Anyway, despite this electronic barrage of intimate secret sharing, joking, and mutual “I Love You” sessions, the American policeman ended up not only rejecting the pommie lady, but he CUT THE DATE SHORT! Now, this could be a reflection of his personality (I mean, NY Policeman: read moustache, chewing gum and a loud mouth — a walking stereotype), or it could be a broader comment around human nature.

Of course, it wouldn’t be a very interesting blog if I just called him a jerk, so of course I am going to say that it is something bigger than that. It is about fantasy and reality, and how we always want what we can’t have.

Internet relationships are a little like the fantasy of living and working in a small town. You build up this fantasy of how different life would be if you were away, or if this person you had fantasised about were with you. You create a magical place, where you can relax, socialise effortlessly, and run through daisies in a meadow.

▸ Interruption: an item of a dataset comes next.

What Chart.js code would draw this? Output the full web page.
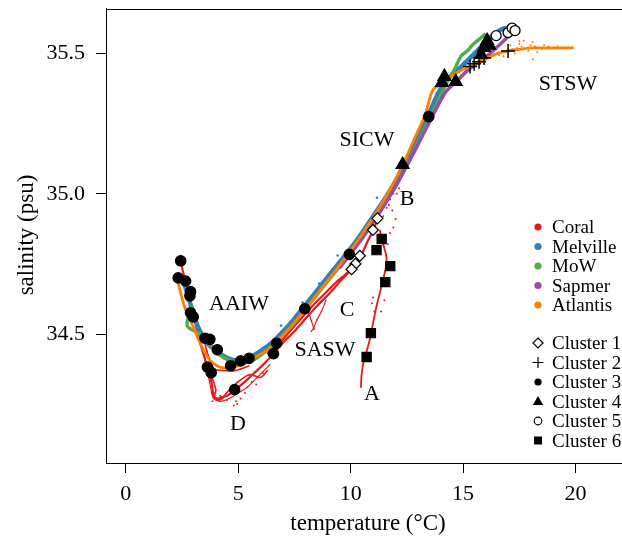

And then you do it. You decide to turn this fantasy into reality. And that reality is nothing like you thought it would be. It is the day-to-day, warts and all, experience of what you had conjured up in your head. If you had experienced this without the fantasy, it wouldn’t be a disappointment — it would just be life. But, because you’ve dreamt about it for a long time, often because of a desire to escape this bitch called reality, it will never, EVER live up to the glossy images.

It’s a bit like holidays. You pour over the glossy magazines of white sandy beaches and cafés, but when you get there, you realise that there is gastro, homelessness and human suffering outside the cosy confines of the resort. Internet relationships are exactly the same. No matter how honest particpants profess to be with each other, you are still only seeing the magazine article. You are not hearing the loudmouth policeman, or smelling the bad breath in the morning, or having to deal with that person rolling their eyes when you speak.

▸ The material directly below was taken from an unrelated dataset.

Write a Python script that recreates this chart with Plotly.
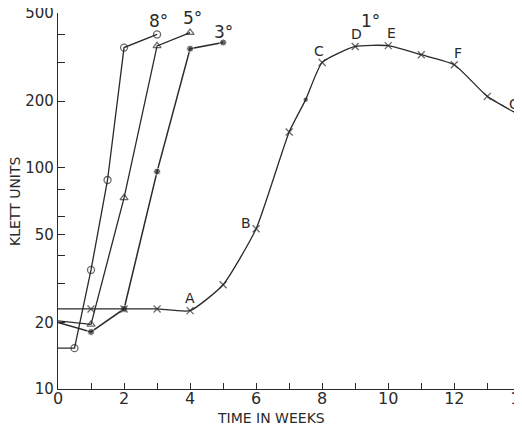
import math
import plotly.graph_objects as go

# ---- data (weeks, Klett units) ----
weeks_8 = [0, 0.5, 1, 1.5, 2, 3]
klett_8 = [15.3, 15.3, 34.5, 88, 349, 400]

weeks_5 = [0, 1, 2, 3, 4]
klett_5 = [20.3, 19.6, 73, 355, 408]

weeks_3 = [0, 1, 2, 3, 4, 5]
klett_3 = [20.0, 18.1, 23.0, 96, 345, 368]

weeks_1 = [0, 1, 2, 3, 4, 5, 6, 7, 7.5, 8, 9, 10, 11, 12, 13, 14]
klett_1 = [23.0, 23.0, 23.0, 23.0, 22.6, 29.6, 53, 145, 203, 299, 353, 356, 324, 292, 210, 172]

temp_labels = ["8°", "5°", "3°", "1°"]
temp_label_x = [3.04, 4.07, 5.0, 9.45]
temp_label_y = [458, 477, 412, 462]

point_labels = ["A", "B", "C", "D", "E", "F", "G"]
point_label_x = [4.0, 5.7, 7.9, 9.05, 10.1, 12.1, 13.82]
point_label_y = [25.8, 56, 335, 400, 408, 330, 193]

x_ticks = list(range(0, 15))
y_major = [10, 20, 50, 100, 200, 500]
y_minor = [30, 40, 60, 80, 300, 400]

INK = "#2a2a2a"
FONT = "DejaVu Sans, Liberation Sans, sans-serif"

# the page adds an 8px body margin, so the figure is sized to the visible area
OFF = 8
W, H = 522 - OFF, 431 - OFF
plot_l, plot_r, plot_t, plot_b = 58 - OFF, 0, 13 - OFF, 42
pw = W - plot_l - plot_r
ph = H - plot_t - plot_b

fig = go.Figure()

fig.add_trace(go.Scatter(
    x=weeks_8, y=klett_8, mode="lines+markers",
    line=dict(color=INK, width=1.3),
    marker=dict(symbol="circle-open", size=[0 if x == 0 else 7 for x in weeks_8],
                color=INK, line=dict(width=1.3, color=INK)),
    showlegend=False, cliponaxis=False))

fig.add_trace(go.Scatter(
    x=weeks_5, y=klett_5, mode="lines+markers",
    line=dict(color=INK, width=1.3),
    marker=dict(symbol="triangle-up-open", size=[0 if x == 0 else 7 for x in weeks_5],
                color=INK, line=dict(width=1.3, color=INK)),
    showlegend=False, cliponaxis=False))

fig.add_trace(go.Scatter(
    x=weeks_3, y=klett_3, mode="lines+markers",
    line=dict(color=INK, width=1.5),
    marker=dict(symbol="circle", size=[0 if x == 0 else 7 for x in weeks_3],
                color=INK),
    showlegend=False, cliponaxis=False))

fig.add_trace(go.Scatter(
    x=weeks_1, y=klett_1, mode="lines+markers",
    line=dict(color=INK, width=1.3, shape="spline", smoothing=0.5),
    marker=dict(symbol=["circle" if x == 7.5 else "x-thin" for x in weeks_1],
                size=[0 if x == 0 else (3 if x == 7.5 else 7) for x in weeks_1],
                color=INK, line=dict(width=1.3, color=INK)),
    showlegend=False, cliponaxis=False))

annotations = []
for t, x, y in zip(temp_labels, temp_label_x, temp_label_y):
    annotations.append(dict(x=x, y=math.log10(y), xref="x", yref="y", text=t,
                            showarrow=False, font=dict(size=17, color=INK, family=FONT)))
for t, x, y in zip(point_labels, point_label_x, point_label_y):
    annotations.append(dict(x=x, y=math.log10(y), xref="x", yref="y", text=t,
                            showarrow=False, font=dict(size=14, color=INK, family=FONT)))
annotations.append(dict(x=(271 - OFF - plot_l) / pw, y=(H - plot_b - (418 - OFF)) / ph,
                        xref="paper", yref="paper", text="TIME IN WEEKS",
                        yanchor="middle", showarrow=False,
                        font=dict(size=14, color=INK, family=FONT)))
annotations.append(dict(x=(15 - OFF - plot_l) / pw, y=0.5, xref="paper", yref="paper",
                        text="KLETT UNITS", textangle=-90, showarrow=False,
                        xanchor="center", yanchor="middle",
                        font=dict(size=14, color=INK, family=FONT)))

fig.update_layout(
    width=W, height=H,
    margin=dict(l=plot_l, r=plot_r, t=plot_t, b=plot_b, autoexpand=False),
    paper_bgcolor="white", plot_bgcolor="white",
    font=dict(family=FONT, color=INK),
    annotations=annotations,
    xaxis=dict(range=[0, 14.05], tickvals=x_ticks,
               ticktext=[str(v) if v % 2 == 0 else "" for v in x_ticks],
               ticks="inside", ticklen=6, tickwidth=1.2, tickcolor=INK,
               showline=True, linecolor=INK, linewidth=1.4, showgrid=False,
               zeroline=False, tickfont=dict(size=16, color=INK, family=FONT),
               ticklabeloverflow="allow", ticklabelstandoff=-5, automargin=False),
    yaxis=dict(type="log", range=[1, math.log10(500)],
               tickvals=y_major + y_minor,
               ticktext=[str(v) for v in y_major] + ["" for _ in y_minor],
               ticks="inside", ticklen=7, tickwidth=1.2, tickcolor=INK,
               showline=True, linecolor=INK, linewidth=1.4, showgrid=False,
               zeroline=False, tickfont=dict(size=15, color=INK, family=FONT),
               ticklabeloverflow="allow", automargin=False),
)

fig.write_html("out.html")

And in Esperance, despite its physical beauty, there is an undercurrent of religious zeal, homelessness, depression, cliquey-ness and cold. Lots of cold. The reality is just far too much. Then you start to yearn for the days where life was better: the warm fuzzy feeling you got when you were in-a-relationship-with-no-human-contact, writing nice notes and having heartfelt discussions. And you were only dreaming about moving to the country, but still living a life you like.

On eLove, they pommie chick and the policeman managed to salvage their friendship via email, but it will never be the same. Most of these come-crashing-down-to-reality experiences change you at your core. Part of it is growing up and realise that you cannot escape the reality of life, and part of it is the disappointment associated with it.

I will go home to the city soon, having learnt that maybe I made a huge mistake. But, on the other hand, I can take some relief in the fact that if I didn’t experience it, I would never have learned that real life isn’t so bad.